From the first line of the listing below, retype each line up to and including the one with "off SEAK in"; pictures stay out.

##### Given information

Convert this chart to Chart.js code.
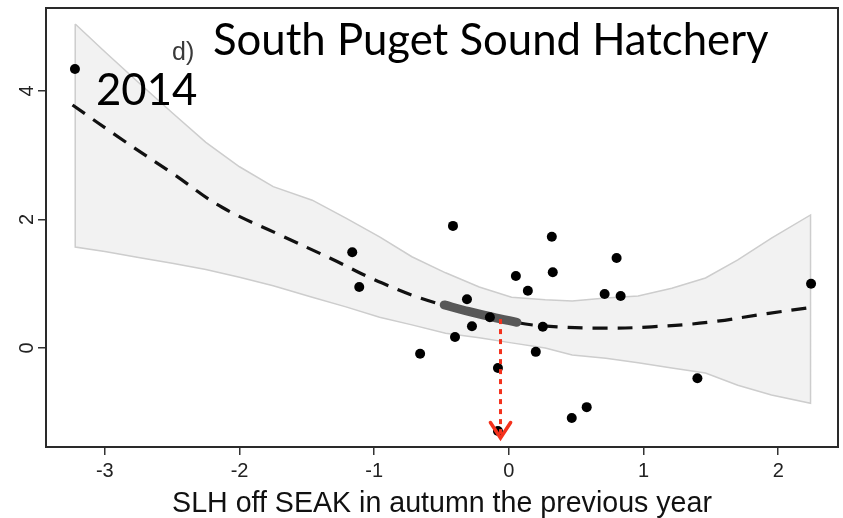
<!DOCTYPE html>
<html><head><meta charset="utf-8">
<script src="https://cdn.jsdelivr.net/npm/chart.js@4.4.0/dist/chart.umd.min.js"></script>
<style>html,body{margin:0;padding:0;background:#fff;}#wrap{width:843px;height:518px;}</style>
</head><body><div id="wrap"><canvas id="c" width="843" height="518"></canvas></div>
<script>
// ---- data ----
const pointX = [-3.222,-1.163,-1.111,-0.659,-0.415,-0.400,-0.311,-0.274,-0.141,-0.081,-0.081,0.052,0.141,0.200,0.252,0.319,0.326,0.467,0.578,0.711,0.800,0.830,1.400,2.244];
const pointY = [4.34,1.49,0.95,-0.09,1.90,0.17,0.76,0.34,0.48,-0.31,-1.29,1.12,0.89,-0.06,0.33,1.73,1.18,-1.09,-0.92,0.84,1.40,0.81,-0.47,1.00];

const curveX = [-3.24,-2.87,-2.50,-2.13,-1.70,-1.33,-0.94,-0.54,0.05,0.36,0.73,1.06,1.48,1.93,2.21];
const curveY = [3.78,3.24,2.72,2.19,1.76,1.40,1.01,0.70,0.40,0.33,0.31,0.33,0.40,0.54,0.62];

const bandX     = [-3.22,-3.00,-2.75,-2.50,-2.25,-2.00,-1.75,-1.46,-1.21,-0.96,-0.72,-0.47,-0.22,0.02,0.27,0.47,0.72,0.96,1.21,1.46,1.70,1.95,2.24];
const bandUpper = [5.04,4.61,4.13,3.66,3.20,2.82,2.51,2.30,2.02,1.73,1.42,1.17,0.95,0.79,0.75,0.73,0.78,0.81,0.93,1.09,1.37,1.71,2.07];
const bandLower = [1.57,1.50,1.41,1.32,1.22,1.10,0.97,0.79,0.64,0.48,0.36,0.23,0.16,0.08,0.00,-0.11,-0.16,-0.23,-0.31,-0.39,-0.58,-0.73,-0.86];

const segX = [-0.48,-0.30,-0.12,0.06];
const segY = [0.67,0.57,0.48,0.40];

const arrowX = -0.062;
const arrowTopY = 0.45;
const arrowTipY = -1.40;
const arrowHeadDX = 0.075;
const arrowHeadDY = 0.24;

const xTickValues = [-3,-2,-1,0,1,2];
const yTickValues = [0,2,4];

const panelLabel = "d)";
const titleText = "South Puget Sound Hatchery";
const yearText = "2014";
const xAxisTitle = "SLH off SEAK in autumn the previous year";

// ---- build datasets ----
const pts = pointX.map((x,i)=>({x, y: pointY[i]}));
const curve = curveX.map((x,i)=>({x, y: curveY[i]}));
const band = bandX.map((x,i)=>({x, y: bandUpper[i]}))
  .concat(bandX.map((x,i)=>({x, y: bandLower[i]})).reverse());
band.push({x: bandX[0], y: bandUpper[0]});
const seg = segX.map((x,i)=>({x, y: segY[i]}));
const arrowShaft = [{x: arrowX, y: arrowTopY},{x: arrowX, y: arrowTipY + 0.03}];
const arrowHead = [{x: arrowX - arrowHeadDX, y: arrowTipY + arrowHeadDY},{x: arrowX, y: arrowTipY},{x: arrowX + arrowHeadDX, y: arrowTipY + arrowHeadDY}];

const RED = '#f4311c';
const tickFont = {family: '"Liberation Sans", Arial, sans-serif', size: 20};

const overlay = {
  id: 'overlay',
  afterDraw(chart){
    const {ctx, chartArea: a, scales: {y}} = chart;
    ctx.save();
    ctx.strokeStyle = '#2a2a2a'; ctx.lineWidth = 2;
    ctx.strokeRect(a.left, a.top, a.right - a.left, a.bottom - a.top);
    // rotated y tick labels
    ctx.fillStyle = '#222';
    ctx.font = '20px "Liberation Sans", Arial, sans-serif';
    ctx.textAlign = 'center'; ctx.textBaseline = 'alphabetic';
    y.ticks.forEach(t => {
      const py = y.getPixelForValue(t.value);
      ctx.save(); ctx.translate(a.left - 13, py); ctx.rotate(-Math.PI/2);
      ctx.fillText(t.label, 0, 0); ctx.restore();
    });
    // panel label
    ctx.textAlign = 'left';
    ctx.fillStyle = '#3a3a3a';
    ctx.font = '25px "Liberation Sans", Arial, sans-serif';
    ctx.fillText(panelLabel, 172, 60);
    // title and year
    ctx.fillStyle = '#000';
    ctx.font = '44px Lato, "Open Sans", sans-serif';
    const w = ctx.measureText(titleText).width;
    const size = 44 * 556 / w;
    ctx.font = size.toFixed(1) + 'px Lato, "Open Sans", sans-serif';
    ctx.fillText(titleText, 213, 55);
    ctx.fillText(yearText, 96, 105);
    ctx.restore();
  }
};

new Chart(document.getElementById('c'), {
  type: 'scatter',
  data: { datasets: [
    {data: arrowHead, showLine: true, borderColor: RED, borderWidth: 3.5, pointRadius: 0, order: 0, borderCapStyle: 'round', borderJoinStyle: 'miter'},
    {data: arrowShaft, showLine: true, borderColor: RED, borderWidth: 3, borderDash: [5,5], pointRadius: 0, order: 1},
    {data: pts, backgroundColor: '#000', borderColor: '#000', pointRadius: 5, pointBorderWidth: 0, order: 2},
    {data: seg, showLine: true, borderColor: '#585858', borderWidth: 9, borderCapStyle: 'round', pointRadius: 0, tension: 0.3, order: 3},
    {data: curve, showLine: true, borderColor: '#111', borderWidth: 3.2, borderDash: [15,10], pointRadius: 0, tension: 0.4, order: 4},
    {data: band, showLine: true, fill: 'shape', backgroundColor: '#f2f2f2', borderColor: '#cdcdcd', borderWidth: 1.5, pointRadius: 0, tension: 0, order: 5}
  ]},
  options: {
    responsive: false, animation: false, devicePixelRatio: 1,
    layout: {padding: {left: 0, right: 3, top: 8, bottom: 0}},
    plugins: {legend: {display: false}, tooltip: {enabled: false}},
    scales: {
      x: {type: 'linear', min: -3.437, max: 2.444,
        afterBuildTicks: s => { s.ticks = xTickValues.map(v => ({value: v})); },
        ticks: {font: tickFont, color: '#222', padding: 4},
        grid: {display: true, drawOnChartArea: false, drawTicks: true, tickLength: 8, color: '#333', lineWidth: 1.5},
        border: {display: false},
        title: {display: true, text: xAxisTitle, color: '#111', font: {family: '"Liberation Sans", Arial, sans-serif', size: 28.6, lineHeight: 1}, padding: 0},
        afterFit: s => { s.height = 71; }
      },
      y: {type: 'linear', min: -1.54, max: 5.29,
        afterBuildTicks: s => { s.ticks = yTickValues.map(v => ({value: v})); },
        ticks: {display: false},
        grid: {display: true, drawOnChartArea: false, drawTicks: true, tickLength: 8, color: '#333', lineWidth: 1.5},
        border: {display: false},
        afterFit: s => { s.width = 46; }
      }
    }
  },
  plugins: [overlay]
});
</script></body></html>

##########

*Result below*:
Convert this chart to Chart.js code.
<!DOCTYPE html>
<html><head><meta charset="utf-8">
<script src="https://cdn.jsdelivr.net/npm/chart.js@4.4.0/dist/chart.umd.min.js"></script>
<style>html,body{margin:0;padding:0;background:#fff;}#wrap{width:843px;height:518px;}</style>
</head><body><div id="wrap"><canvas id="c" width="843" height="518"></canvas></div>
<script>
// ---- data ----
const pointX = [-3.222,-1.163,-1.111,-0.659,-0.415,-0.400,-0.311,-0.274,-0.141,-0.081,-0.081,0.052,0.141,0.200,0.252,0.319,0.326,0.467,0.578,0.711,0.800,0.830,1.400,2.244];
const pointY = [4.34,1.49,0.95,-0.09,1.90,0.17,0.76,0.34,0.48,-0.31,-1.29,1.12,0.89,-0.06,0.33,1.73,1.18,-1.09,-0.92,0.84,1.40,0.81,-0.47,1.00];

const curveX = [-3.24,-2.87,-2.50,-2.13,-1.70,-1.33,-0.94,-0.54,0.05,0.36,0.73,1.06,1.48,1.93,2.21];
const curveY = [3.78,3.24,2.72,2.19,1.76,1.40,1.01,0.70,0.40,0.33,0.31,0.33,0.40,0.54,0.62];

const bandX     = [-3.22,-3.00,-2.75,-2.50,-2.25,-2.00,-1.75,-1.46,-1.21,-0.96,-0.72,-0.47,-0.22,0.02,0.27,0.47,0.72,0.96,1.21,1.46,1.70,1.95,2.24];
const bandUpper = [5.04,4.61,4.13,3.66,3.20,2.82,2.51,2.30,2.02,1.73,1.42,1.17,0.95,0.79,0.75,0.73,0.78,0.81,0.93,1.09,1.37,1.71,2.07];
const bandLower = [1.57,1.50,1.41,1.32,1.22,1.10,0.97,0.79,0.64,0.48,0.36,0.23,0.16,0.08,0.00,-0.11,-0.16,-0.23,-0.31,-0.39,-0.58,-0.73,-0.86];

const segX = [-0.48,-0.30,-0.12,0.06];
const segY = [0.67,0.57,0.48,0.40];

const arrowX = -0.062;
const arrowTopY = 0.45;
const arrowTipY = -1.40;
const arrowHeadDX = 0.075;
const arrowHeadDY = 0.24;

const xTickValues = [-3,-2,-1,0,1,2];
const yTickValues = [0,2,4];

const panelLabel = "d)";
const titleText = "South Puget Sound Hatchery";
const yearText = "2014";
const xAxisTitle = "SLH off SEAK in autumn the previous year";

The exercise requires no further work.